▸ Goal
Extract the full listing verbatim and drop any pictures from your copy.

▸ Provided data
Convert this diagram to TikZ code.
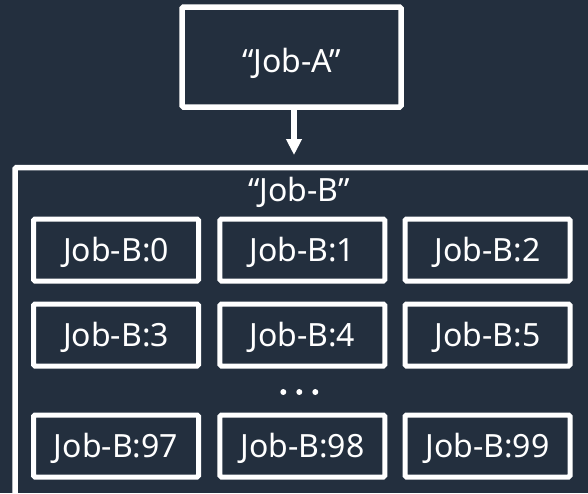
\documentclass[tikz,border=0pt]{standalone}
\usepackage{fontspec}
\setmainfont{Noto Sans}
\usetikzlibrary{arrows.meta}
\definecolor{bg}{HTML}{232F3E}
\begin{document}
\begin{tikzpicture}[x=1pt,y=-1pt,
  jobtext/.style={text=white, font=\fontsize{32}{36}\selectfont, inner sep=0pt,
                  text height=23pt, text depth=0pt},
  jobbox/.style={jobtext, draw=white, line width=5pt, rounded corners=1.5pt,
                 minimum width=165pt, minimum height=62pt},
  groupbox/.style={draw=white, line width=5.5pt, rounded corners=1.5pt, inner sep=0pt},
  flow/.style={draw=white, line width=5.5pt, -{Triangle[length=16pt,width=15pt]}},
  dot/.style={circle, fill=white, inner sep=0pt, minimum size=6pt}]
  % canvas
  \fill[bg] (0,0) rectangle (588,493);
  \useasboundingbox (0,0) rectangle (588,493);
  \clip (0,0) rectangle (588,493);

  % parent job
  \node[jobbox, line width=5.5pt, minimum width=219pt, minimum height=100pt] (jobA) at (291.5,57) {};
  \node[jobtext] (jobAlabel) at (291.7,61) {“Job-A”};

  % array job container (runs past the right and bottom edges)
  \node[groupbox, anchor=north west, minimum width=700pt, minimum height=400pt] (jobB) at (12.3,164.8) {};
  \node[jobtext] (jobBlabel) at (299,190) {“Job-B”};

  % child jobs
  \node[jobbox] (b0)  at (116,250)   {Job-B:0};
  \node[jobbox] (b1)  at (302.3,250) {Job-B:1};
  \node[jobbox] (b2)  at (487.5,250) {Job-B:2};
  \node[jobbox] (b3)  at (116,335)   {Job-B:3};
  \node[jobbox] (b4)  at (302.3,335) {Job-B:4};
  \node[jobbox] (b5)  at (487.5,335) {Job-B:5};
  \node[jobbox] (b97) at (116,446)   {Job-B:97};
  \node[jobbox] (b98) at (302.3,446) {Job-B:98};
  \node[jobbox] (b99) at (487.5,446) {Job-B:99};

  % ellipsis between the rows
  \node[dot] (d1) at (283.3,392) {};
  \node[dot] (d2) at (299.3,392) {};
  \node[dot] (d3) at (315.3,392) {};

  % dependency arrow
  \coordinate (tipA) at (294,155);
  \draw[flow] (jobA.south -| tipA) -- (tipA);
\end{tikzpicture}
\end{document}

▸ Response below
Convert this diagram to TikZ code.
\documentclass[tikz,border=0pt]{standalone}
\usepackage{fontspec}
\setmainfont{Noto Sans}
\usetikzlibrary{arrows.meta}
\definecolor{bg}{HTML}{232F3E}
\begin{document}
\begin{tikzpicture}[x=1pt,y=-1pt,
  jobtext/.style={text=white, font=\fontsize{32}{36}\selectfont, inner sep=0pt,
                  text height=23pt, text depth=0pt},
  jobbox/.style={jobtext, draw=white, line width=5pt, rounded corners=1.5pt,
                 minimum width=165pt, minimum height=62pt},
  groupbox/.style={draw=white, line width=5.5pt, rounded corners=1.5pt, inner sep=0pt},
  flow/.style={draw=white, line width=5.5pt, -{Triangle[length=16pt,width=15pt]}},
  dot/.style={circle, fill=white, inner sep=0pt, minimum size=6pt}]
  % canvas
  \fill[bg] (0,0) rectangle (588,493);
  \useasboundingbox (0,0) rectangle (588,493);
  \clip (0,0) rectangle (588,493);

  % parent job
  \node[jobbox, line width=5.5pt, minimum width=219pt, minimum height=100pt] (jobA) at (291.5,57) {};
  \node[jobtext] (jobAlabel) at (291.7,61) {“Job-A”};

  % array job container (runs past the right and bottom edges)
  \node[groupbox, anchor=north west, minimum width=700pt, minimum height=400pt] (jobB) at (12.3,164.8) {};
  \node[jobtext] (jobBlabel) at (299,190) {“Job-B”};

  % child jobs
  \node[jobbox] (b0)  at (116,250)   {Job-B:0};
  \node[jobbox] (b1)  at (302.3,250) {Job-B:1};
  \node[jobbox] (b2)  at (487.5,250) {Job-B:2};
  \node[jobbox] (b3)  at (116,335)   {Job-B:3};
  \node[jobbox] (b4)  at (302.3,335) {Job-B:4};
  \node[jobbox] (b5)  at (487.5,335) {Job-B:5};
  \node[jobbox] (b97) at (116,446)   {Job-B:97};
  \node[jobbox] (b98) at (302.3,446) {Job-B:98};
  \node[jobbox] (b99) at (487.5,446) {Job-B:99};

  % ellipsis between the rows
  \node[dot] (d1) at (283.3,392) {};
  \node[dot] (d2) at (299.3,392) {};
  \node[dot] (d3) at (315.3,392) {};

  % dependency arrow
  \coordinate (tipA) at (294,155);
  \draw[flow] (jobA.south -| tipA) -- (tipA);
\end{tikzpicture}
\end{document}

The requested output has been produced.